Reframing participation

The swipe became the engagement engine

Instead of treating surveys as long-form tasks, we explored lightweight interaction patterns inspired by social products. The core concept focused on swipe-based decisions, reduced cognitive effort, and quick momentum from browsing to participation.

The interaction pattern was not just a visual metaphor. It shaped the product name, motion language, and the way users understood participation.

Defining under ambiguity

Assumptions needed structure before they could be tested

The team had to understand the market, define the product, identify users, shape the brand, and evaluate feasibility at the same time. Proto-personas helped turn uncertain assumptions into clearer hypotheses about motivation, reward expectations, and participation behavior.

The product evolved through collaborative workshops and iterative validation instead of a fixed initial roadmap.

Competitive opportunity

Experience became the differentiation strategy

Research showed that many survey tools felt static, repetitive, and disconnected from user motivation. Swipe Surveys positioned user experience as the primary differentiator: lighter interactions, clearer rewards, faster participation, and a brand language connected to motion.

Startup alignment

Co-creation helped reduce product uncertainty

The small team structure created flexibility, but also ambiguity. Figma became a shared decision-making space where stakeholders could discuss flows, feature trade-offs, visual identity, and implementation feasibility together.

The process emphasized co-creation and shared ownership instead of presenting finished solutions too late.

MVP thinking

Focus the product around the most differentiating behavior

The original vision included advanced rewards, profile management, survey administration, analytics, and broader engagement mechanics. Building everything at once would delay validation and increase coordination complexity.

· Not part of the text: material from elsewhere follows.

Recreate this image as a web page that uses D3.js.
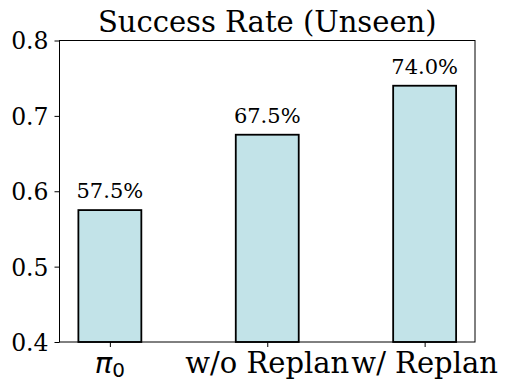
<!DOCTYPE html>
<html>
<head>
<meta charset="utf-8">
<script src="https://cdn.jsdelivr.net/npm/d3@7"></script>
<style>
  body { margin: 0; background: #fff; }
  text { font-family: "DejaVu Serif", serif; }
</style>
</head>
<body>
<div id="chart"></div>
<script>
const categories = ['pi0', 'w/o Replan', 'w/ Replan']
const rates = [0.575, 0.675, 0.74]
const valueLabels = ['57.5%', '67.5%', '74.0%']
const yTicks = [0.4, 0.5, 0.6, 0.7, 0.8]

const width = 508
const height = 390
const margin = { top: 40.5, right: 33, bottom: 48, left: 59.5 }

const svg = d3.select('#chart')
  .append('svg')
  .attr('width', width)
  .attr('height', height)

const g = svg.append('g')
  .attr('transform', `translate(${margin.left}, ${margin.top})`)

const innerW = width - margin.left - margin.right
const innerH = height - margin.top - margin.bottom

// bars sit at 0,1,2 with width 0.4, plus the usual auto margin
const x = d3.scaleLinear()
  .domain([-0.32, 2.32])
  .range([0, innerW])

const y = d3.scaleLinear()
  .domain([0.4, 0.8])
  .range([innerH, 0])

const barW = x(0.4) - x(0)

g.selectAll('rect.bar')
  .data(rates)
  .enter()
  .append('rect')
  .attr('class', 'bar')
  .attr('x', (d, i) => x(i) - barW / 2)
  .attr('y', d => y(d))
  .attr('width', barW)
  .attr('height', d => innerH - y(d))
  .attr('fill', '#c2e3e8')
  .attr('stroke', '#000')
  .attr('stroke-width', 1.8)

g.selectAll('text.val')
  .data(rates)
  .enter()
  .append('text')
  .attr('class', 'val')
  .attr('x', (d, i) => x(i))
  .attr('y', d => y(d) - 12)
  .attr('text-anchor', 'middle')
  .attr('font-size', 21)
  .text((d, i) => valueLabels[i])

// frame
g.append('rect')
  .attr('width', innerW)
  .attr('height', innerH)
  .attr('fill', 'none')
  .attr('stroke', '#000')
  .attr('stroke-width', 1)

const yAxis = g.append('g')
  .call(d3.axisLeft(y).tickValues(yTicks).tickFormat(d3.format('.1f')).tickSize(5).tickPadding(6))
yAxis.select('.domain').remove()
yAxis.selectAll('text')
  .attr('font-size', 23.5)
  .attr('font-family', 'DejaVu Serif')
  .attr('fill', '#000')
  .attr('dy', '0.36em')

const xAxis = g.append('g')
  .attr('transform', `translate(0, ${innerH})`)
  .call(d3.axisBottom(x).tickValues([0, 1, 2]).tickFormat('').tickSize(5))
xAxis.select('.domain').remove()

// x tick labels
const xl = g.append('g')
categories.forEach((c, i) => {
  const t = xl.append('text')
    .attr('x', x(i))
    .attr('y', innerH + 31)
    .attr('text-anchor', 'middle')
    .attr('font-size', 29)
  if (c === 'pi0') {
    t.append('tspan').attr('font-family', 'DejaVu Sans').attr('font-style', 'italic').text('π')
    t.append('tspan').attr('font-family', 'DejaVu Sans').attr('font-size', 20).attr('dy', 4).text('0')
  } else {
    t.text(c)
  }
})

svg.append('text')
  .attr('x', margin.left + innerW / 2)
  .attr('y', 32)
  .attr('text-anchor', 'middle')
  .attr('font-size', 29)
  .text('Success Rate (Unseen)')
</script>
</body>
</html>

The MVP focused on the swipe interaction, survey participation, reward visibility, and core engagement flows. That helped the team validate the product's most distinctive experience first.

My role

Strategy, UX, brand, testing, and delivery alignment

My role covered product strategy, UX design, branding, workshop facilitation, interaction design, user testing, research, and developer handoff. I helped shape the product direction, define the visual identity, and turn business ideas into a scalable mobile product concept.

Testing and validation

Observe motivation, not just task completion

Testing sessions evaluated engagement behavior, usability, interaction clarity, and perceived motivation with participants from different backgrounds. Stakeholders observed sessions so assumptions could be challenged quickly and decisions could evolve in real time.

The strongest value came from connecting user behavior, business expectations, and technical feasibility in the same feedback loop.

Outcome

A mobile research concept built around participation momentum

The project resulted in a fully designed mobile survey platform, an interaction-driven brand identity, and a validated MVP concept focused on engagement-first research participation.

The broader lesson was that behavioral UX patterns can reshape participation models in traditionally low-engagement environments.

Reflection

This project reinforced that startup design often means operating beyond interface creation: facilitating alignment, shaping strategy, reducing ambiguity, and helping define the product itself. The most useful insight was seeing how interaction patterns influence motivation, not only visual perception.

Swipe Surveys was developed as a freelance startup product concept. Some implementation details, business information, and visuals have been generalized or omitted for confidentiality purposes.